Aí casou por procuração, tendo o casal só voltado a reencontrar-se nove anos depois, quando Miguel Russell regressou a Lisboa no navio "Guiné" a 1 de Fevereiro de 1946, com 38 anos feitos exatamente nesse dia: quando partiu era “um rapaz novo e robusto” e quando libertado, ao fim de nove anos, era “um homem precocemente envelhecido pelo sofrimento e com a saúde abalada”.
No seu livro “Recordações dos tempos difíceis”, de 1976, descreve o que viu nesse dia: “À medida que o navio se aproximava do cais de Alcântara, onde atracaria, íamos distinguindo uma massa enorme de gente que nos acenava. Milhares de pessoas haviam acorrido ao cais mobilizadas pelas organizações antifascistas para nos saudarem […] Os gritos, os abraços, as lágrimas dos familiares e conhecidos que nos recebiam de braços abertos geravam uma maravilhosa balbúrdia”.

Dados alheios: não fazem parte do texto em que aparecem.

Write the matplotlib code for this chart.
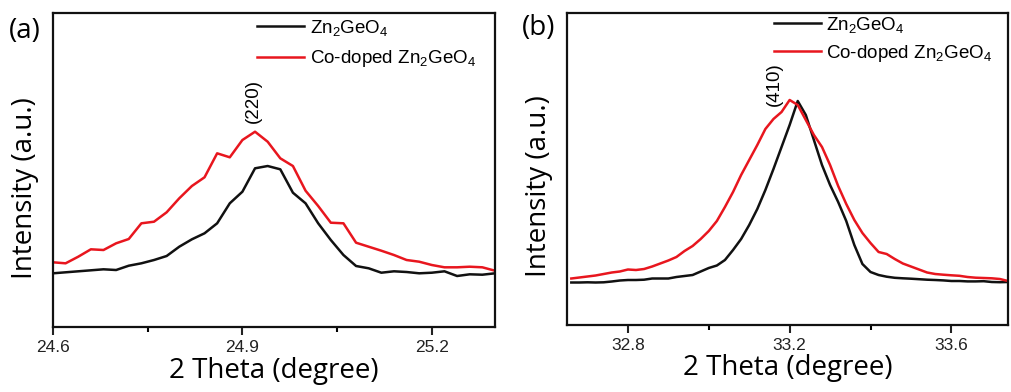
import matplotlib
matplotlib.use('Agg')
import matplotlib.pyplot as plt
from matplotlib.ticker import FixedLocator

plt.rcParams['font.family'] = ['Liberation Sans', 'DejaVu Sans']
plt.rcParams['mathtext.fontset'] = 'custom'
plt.rcParams['mathtext.rm'] = 'Liberation Sans'
plt.rcParams['mathtext.default'] = 'regular'

# ---- data (intensity in arbitrary units) ----
# panel (a): (220) reflection
theta_a = [24.60, 24.62, 24.64, 24.66, 24.68, 24.70, 24.72, 24.74, 24.76, 24.78,
           24.80, 24.82, 24.84, 24.86, 24.88, 24.90, 24.92, 24.94, 24.96, 24.98,
           25.00, 25.02, 25.04, 25.06, 25.08, 25.10, 25.12, 25.14, 25.16, 25.18,
           25.20, 25.22, 25.24, 25.26, 25.28, 25.30]
zgo_a = [53.7, 54.7, 55.7, 56.7, 57.7, 57.0, 61.3, 63.7, 67.0, 71.0,
         80.3, 87.7, 93.7, 103.7, 123.7, 135.3, 158.7, 161.0, 157.7, 134.3,
         123.7, 103.7, 87.0, 72.0, 61.0, 58.7, 54.3, 55.7, 55.0, 53.7,
         54.3, 55.7, 51.0, 52.7, 52.3, 53.7]
co_a = [64.7, 63.7, 70.3, 77.7, 77.0, 83.7, 88.0, 103.7, 105.3, 114.7,
        128.7, 141.0, 149.7, 173.7, 169.7, 187.0, 195.3, 185.3, 168.7, 161.0,
        136.3, 121.0, 104.3, 103.7, 84.3, 80.3, 76.3, 72.0, 67.0, 65.3,
        62.0, 59.7, 59.7, 60.3, 59.7, 56.3]

# panel (b): (410) reflection
theta_b = [32.66, 32.68, 32.70, 32.72, 32.74, 32.76, 32.78, 32.80, 32.82, 32.84,
           32.86, 32.88, 32.90, 32.92, 32.94, 32.96, 32.98, 33.00, 33.02, 33.04,
           33.06, 33.08, 33.10, 33.12, 33.14, 33.16, 33.18, 33.20, 33.22, 33.24,
           33.26, 33.28, 33.30, 33.32, 33.34, 33.36, 33.38, 33.40, 33.42, 33.44,
           33.46, 33.48, 33.50, 33.52, 33.54, 33.56, 33.58, 33.60, 33.62, 33.64,
           33.66, 33.68, 33.70, 33.72, 33.74]
zgo_b = [42.5, 42.5, 42.7, 42.5, 42.7, 43.5, 44.5, 45.0, 45.0, 45.3,
         46.5, 46.5, 46.5, 48.0, 49.0, 50.0, 53.5, 57.0, 59.5, 65.0,
         75.0, 86.0, 100.0, 116.0, 135.0, 156.0, 178.0, 200.0, 224.0, 210.0,
         185.0, 160.0, 140.0, 123.0, 104.0, 80.0, 61.0, 53.0, 50.0, 48.3,
         47.2, 46.7, 46.3, 45.8, 45.3, 45.0, 44.6, 44.0, 44.0, 43.6,
         43.6, 43.8, 43.0, 42.8, 43.0]
co_b = [46.5, 47.5, 48.5, 49.5, 51.0, 52.5, 53.5, 55.5, 55.0, 56.0,
        58.5, 61.5, 64.5, 68.0, 74.0, 79.0, 86.0, 94.0, 104.0, 118.0,
        133.0, 150.0, 165.0, 180.0, 196.0, 206.0, 213.0, 225.0, 220.0, 205.0,
        190.0, 178.0, 160.0, 139.0, 121.0, 105.0, 92.0, 82.0, 73.0, 71.0,
        66.0, 61.5, 58.5, 55.5, 52.5, 51.0, 50.3, 49.7, 49.2, 48.0,
        47.3, 47.0, 46.7, 46.0, 44.0]

ticks_a = [24.6, 24.9, 25.2]
minor_a = [24.75, 25.05]
ticks_b = [32.8, 33.2, 33.6]
minor_b = [33.0, 33.4]

labels = ['Zn$_2$GeO$_4$', 'Co-doped Zn$_2$GeO$_4$']
black = '#111111'
red = '#e8161e'
label_font = 'Open Sans'


def style_panel(ax, major, minor, xlim, ylim):
    ax.set_xlim(*xlim)
    ax.set_ylim(*ylim)
    ax.xaxis.set_major_locator(FixedLocator(major))
    ax.xaxis.set_minor_locator(FixedLocator(minor))
    ax.set_xticklabels([f'{t:.1f}' for t in major])
    ax.set_yticks([])
    ax.tick_params(axis='x', which='major', direction='out', length=6, width=1.5,
                   labelsize=12.5, pad=3, colors='#222222')
    ax.tick_params(axis='x', which='minor', direction='out', length=3.5, width=1.5)
    for sp in ax.spines.values():
        sp.set_linewidth(1.6)
        sp.set_color('#111111')
    ax.set_xlabel('2 Theta (degree)', fontsize=20, family=label_font)
    ax.set_ylabel('Intensity (a.u.)', fontsize=20, family=label_font)
    ax.xaxis.label.set_va('center')
    ax.yaxis.label.set_va('center')


fig = plt.figure(figsize=(10.11, 3.92), dpi=100)

ax_a = fig.add_axes([0.0524, 0.1658, 0.4372, 0.801])
ax_a.plot(theta_a, zgo_a, color=black, lw=1.8, label=labels[0])
ax_a.plot(theta_a, co_a, color=red, lw=1.8, label=labels[1])
style_panel(ax_a, ticks_a, minor_a, (24.6, 25.3), (0, 314))
ax_a.xaxis.set_label_coords(0.5, -0.14)
ax_a.yaxis.set_label_coords(-0.063, 0.443)
ax_a.text(24.918, 204, '(220)', rotation=90, ha='center', va='bottom', fontsize=13.5)
ax_a.legend(loc='upper left', bbox_to_anchor=(0.462, 0.984), frameon=False,
            fontsize=13.5, handlelength=2.5, handletextpad=0.3, labelspacing=0.55,
            borderpad=0, borderaxespad=0)

ax_b = fig.add_axes([0.5611, 0.1709, 0.4359, 0.796])
ax_b.plot(theta_b, zgo_b, color=black, lw=1.8, label=labels[0])
ax_b.plot(theta_b, co_b, color=red, lw=1.8, label=labels[1])
style_panel(ax_b, ticks_b, minor_b, (32.65, 33.74), (0, 312))
ax_b.xaxis.set_label_coords(0.5, -0.138)
ax_b.yaxis.set_label_coords(-0.065, 0.446)
ax_b.text(33.163, 219, '(410)', rotation=90, ha='center', va='bottom', fontsize=13.5)
ax_b.legend(loc='upper left', bbox_to_anchor=(0.469, 0.994), frameon=False,
            fontsize=13.5, handlelength=2.5, handletextpad=0.3, labelspacing=0.42,
            borderpad=0, borderaxespad=0)

fig.text(25 / 1011, 1 - 31 / 392, '(a)', fontsize=20, family=label_font,
         ha='center', va='center')
fig.text(539 / 1011, 1 - 28 / 392, '(b)', fontsize=20, family=label_font,
         ha='center', va='center')

fig.savefig('out.png', dpi=100, facecolor='white')
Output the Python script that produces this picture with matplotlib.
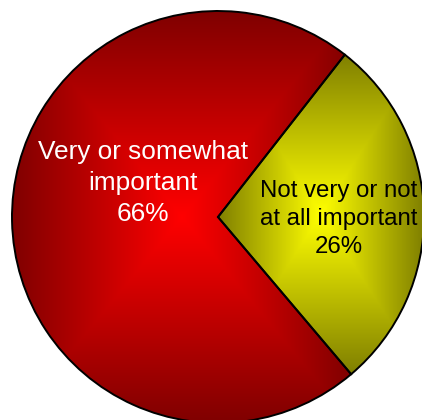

Com Júlio Fogaça, organizou as Edições Claridade que, em 1947, editou o livro “Chiquinho” do cabo-verdiano Baltasar Lopes. Esta editora chegou a contar com o apoio económico do capitão António Correia, outro ex-tarrafalista. Em 1950, partiu para Moçambique, onde manteve atividade oposicionista, reencontrou camaradas e ex-camaradas, nomeadamente o seu cunhado Oliver Bártolo e Álvaro Duque da Fonseca, e participou na campanha eleitoral de Humberto Delgado, só regressando a Portugal a seguir ao 25 de Abril de 1974.
Publicou, em 1976, “Recordações dos tempos difíceis” (Edições avante!) e, em 2008, saiu “As minhas atividades no Socorro Vermelho Internacional e no Partido” (Edições avante!). Faleceu em 19 de fevereiro de 1992, com 84 anos de idade.